Nous devons défendre les deux poumons, le Congo et l'Amazonie.
"C'est un drame", lance-t-il. "Nous devons défendre les deux poumons, le Congo et l'Amazonie. La déforestation est un crime. Et les eaux du Pacifique montent (…), les pêcheurs ont dans leurs filets une moitié de poisson et une moitié de plastique. C'est un crime. Nous ne sommes pas éduqués à prendre soin de la Création. Nous devons apprendre à le faire. Nous devons avoir de la tendresse pour la Création, notre mère la Terre comme disent les Aborigènes".
Démission possible selon les circonstances
François évoque encore les circonstances qui pourraient l'amener à renoncer à sa fonction. Ce serait "une fatigue qui ne permet plus de voir clairement les choses. Un manque de clarté, de capacité à évaluer les situations", évoque-t-il. "Et aussi les problèmes physiques".
Le pape demande enfin de prier pour lui. "Et si vous ne voulez pas prier, envoyez-moi de bonnes ondes!"
Cet entretien exclusif avec le pape François a été mené par le journaliste Paolo Rodari, longtemps correspondant du journal italien le "Corriere della Sera" et actuellement collaborateur de la Radio télévision suisse italienne. La totalité de l'interview, diffusée dimanche soir, peut être visionnée sur le site de la RSI.
Francesca Argiroffo/oang
"La Suisse a une personnalité propre, mais universelle"

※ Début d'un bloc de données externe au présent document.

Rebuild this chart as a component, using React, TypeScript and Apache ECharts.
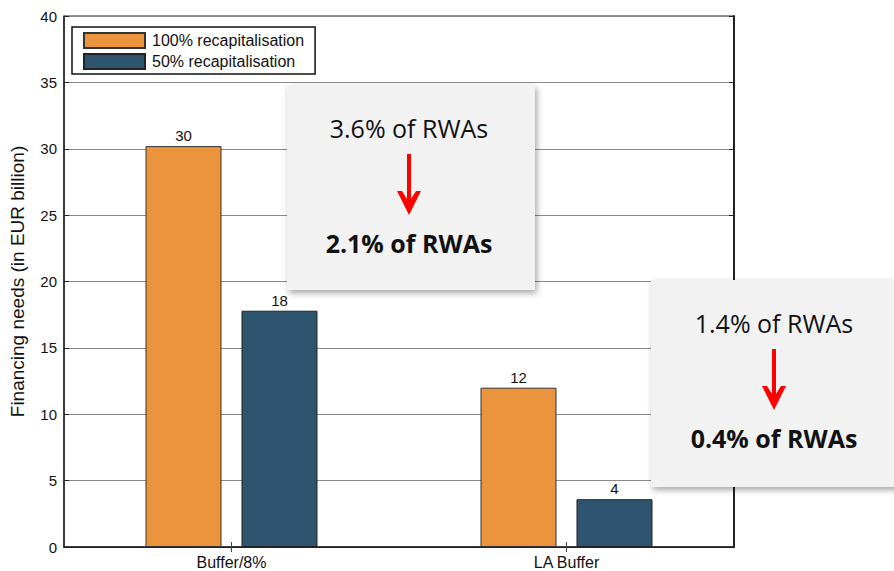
import React, { useEffect, useRef } from "react";
import * as echarts from "echarts";

const categories = ["Buffer/8%", "LA Buffer"];
const seriesNames = ["100% recapitalisation", "50% recapitalisation"];
const full = [30.2, 12.0];
const half = [17.8, 3.6];
const yTicks = { min: 0, max: 40, interval: 5 };
const boxTexts = [
  ["3.6% of RWAs", "2.1% of RWAs"],
  ["1.4% of RWAs", "0.4% of RWAs"],
];

function annotation(x: number, y: number, w: number, h: number, cx: number, top: string, bottom: string) {
  return {
    type: "group",
    children: [
      {
        type: "rect",
        shape: { x, y, width: w, height: h },
        style: {
          fill: "#f2f2f2",
          shadowBlur: 6,
          shadowOffsetX: 2,
          shadowOffsetY: 3,
          shadowColor: "rgba(0,0,0,0.35)",
        },
        z: 100,
      },
      {
        type: "text",
        x: cx,
        y: y + 43,
        style: {
          text: top,
          fill: "#111",
          font: "25px 'Open Sans', sans-serif",
          align: "center",
          verticalAlign: "middle",
        },
        z: 101,
      },
      {
        type: "rect",
        shape: { x: cx - 2, y: y + 69, width: 4, height: 52 },
        style: { fill: "#ff0000" },
        z: 101,
      },
      {
        type: "polygon",
        shape: {
          points: [
            [cx - 12, y + 106],
            [cx - 7, y + 106],
            [cx, y + 117],
            [cx + 7, y + 106],
            [cx + 12, y + 106],
            [cx, y + 130],
          ],
        },
        style: { fill: "#ff0000" },
        z: 101,
      },
      {
        type: "text",
        x: cx,
        y: y + 158,
        style: {
          text: bottom,
          fill: "#111",
          font: "bold 25px 'Open Sans', sans-serif",
          align: "center",
          verticalAlign: "middle",
        },
        z: 101,
      },
    ],
  };
}

export default function App() {
  const ref = useRef<HTMLDivElement>(null);
  useEffect(() => {
    if (!ref.current) return;
    const chart = echarts.init(ref.current, null, { renderer: "svg" });
    const font = "'Liberation Sans', Arial, sans-serif";
    const barLabel = {
      show: true,
      position: "top",
      distance: 3,
      color: "#111",
      fontSize: 15,
      fontFamily: font,
      formatter: (p: any) => String(Math.round(p.value)),
    };
    chart.setOption({
      animation: false,
      backgroundColor: "#fff",
      grid: {
        left: 62,
        top: 16,
        width: 672,
        height: 531,
        show: true,
        borderColor: "#222",
        borderWidth: 1,
      },
      legend: {
        orient: "vertical",
        left: 72,
        top: 27,
        padding: [5, 11, 4, 11],
        itemGap: 4,
        itemWidth: 61,
        itemHeight: 15,
        borderColor: "#111",
        borderWidth: 1.5,
        backgroundColor: "#fff",
        textStyle: { fontFamily: font, fontSize: 16, color: "#111", padding: [0, 0, 0, 2] },
        data: seriesNames.map((n) => ({ name: n, icon: "rect" })),
      },
      xAxis: [
        {
          type: "category",
          data: categories,
          axisLine: { show: true, lineStyle: { color: "#222", width: 1.5 } },
          axisTick: { show: true, inside: true, alignWithLabel: true, length: 5, lineStyle: { color: "#444" } },
          axisLabel: { fontFamily: font, fontSize: 16, color: "#111", margin: 7 },
          splitLine: { show: false },
        },
        {
          type: "category",
          data: categories,
          position: "top",
          axisLine: { show: true, lineStyle: { color: "#222" } },
          axisTick: { show: true, inside: true, alignWithLabel: true, length: 5, lineStyle: { color: "#444" } },
          axisLabel: { show: false },
        },
      ],
      yAxis: [
        {
          type: "value",
          min: yTicks.min,
          max: yTicks.max,
          interval: yTicks.interval,
          name: "Financing needs (in EUR billion)",
          nameLocation: "middle",
          nameGap: 37,
          nameTextStyle: { fontFamily: font, fontSize: 19, color: "#111" },
          axisLine: { show: true, lineStyle: { color: "#222", width: 1.5 } },
          axisTick: { show: true, inside: true, length: 5, lineStyle: { color: "#222" } },
          axisLabel: { fontFamily: font, fontSize: 15, color: "#111", margin: 7 },
          splitLine: { show: true, lineStyle: { color: "#8a8a8a", width: 1 } },
        },
        {
          type: "value",
          min: yTicks.min,
          max: yTicks.max,
          interval: yTicks.interval,
          position: "right",
          axisLine: { show: true, lineStyle: { color: "#222", width: 2 } },
          axisTick: { show: true, inside: true, length: 5, lineStyle: { color: "#222" } },
          axisLabel: { show: false },
          splitLine: { show: false },
        },
      ],
      series: [
        {
          name: seriesNames[0],
          type: "bar",
          data: full,
          barWidth: 76,
          barGap: "26.3%",
          itemStyle: { color: "#ea943e", borderColor: "#333", borderWidth: 1 },
          label: barLabel,
        },
        {
          name: seriesNames[1],
          type: "bar",
          data: half,
          barWidth: 76,
          barGap: "26.3%",
          itemStyle: { color: "#2e5470", borderColor: "#222", borderWidth: 1 },
          label: barLabel,
        },
      ],
      graphic: [
        annotation(287, 85, 248, 205, 409, boxTexts[0][0], boxTexts[0][1]),
        annotation(651, 280, 260, 207, 774, boxTexts[1][0], boxTexts[1][1]),
      ],
    });
    return () => chart.dispose();
  }, []);
  return (
    <div
      ref={ref}
      style={{ position: "fixed", left: 0, top: 0, width: 894, height: 571 }}
    />
  );
}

Dans l'interview accordée à la RSI, François évoque aussi son point de vue sur la Suisse, qui "a une personnalité propre, mais universelle".

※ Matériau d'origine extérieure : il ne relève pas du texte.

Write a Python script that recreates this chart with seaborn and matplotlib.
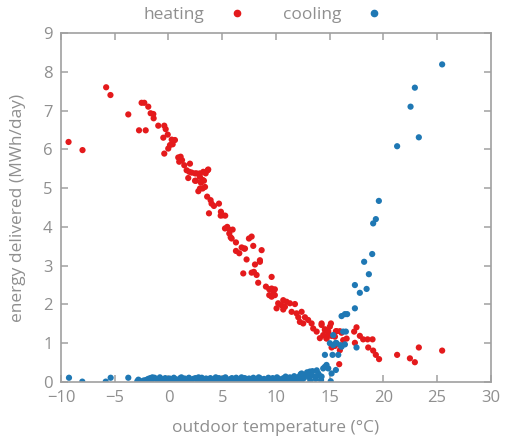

"Quand, dans les guerres, elle adopte une position neutre, ce n'est pas une manière de se laver les mains, c'est une vocation d'équilibre, d'unité", dit-il.
"J'aime les Suisses. C'est curieux: chaque région a sa propre personnalité", note encore le pape argentin. "Les Tessinois sont plus proches de nous (en Italie, ndlr), ceux qui viennent de Genève sont plus Français, et ceux qui viennent de la partie alémanique ont encore une autre personnalité. Mais tous sont bons, les Suisses ont une très belle humanité", conclut-il.
La pédophilie comme poison de la société
Le pape François a aussi hérité un dossier très lourd de son prédécesseur Benoît XVI, celui des abus sexuels au sein de l'Eglise catholique.
Mais ceux-ci empoisonnent la société entière, rappelle-t-il en évoquant les "terribles" statistiques: "40% de ceux qui ont été abusés le sont au sein de la famille, du quartier. Et cela, on le cache encore aujourd'hui. Et puis, il y a le monde du sport, les écoles, tout le reste. Et puis 3% des prêtres catholiques. On pense peut-être que c’est peu. Non, c’est trop. S'il n'y en avait qu'un seul, ce serait déjà une brutalité".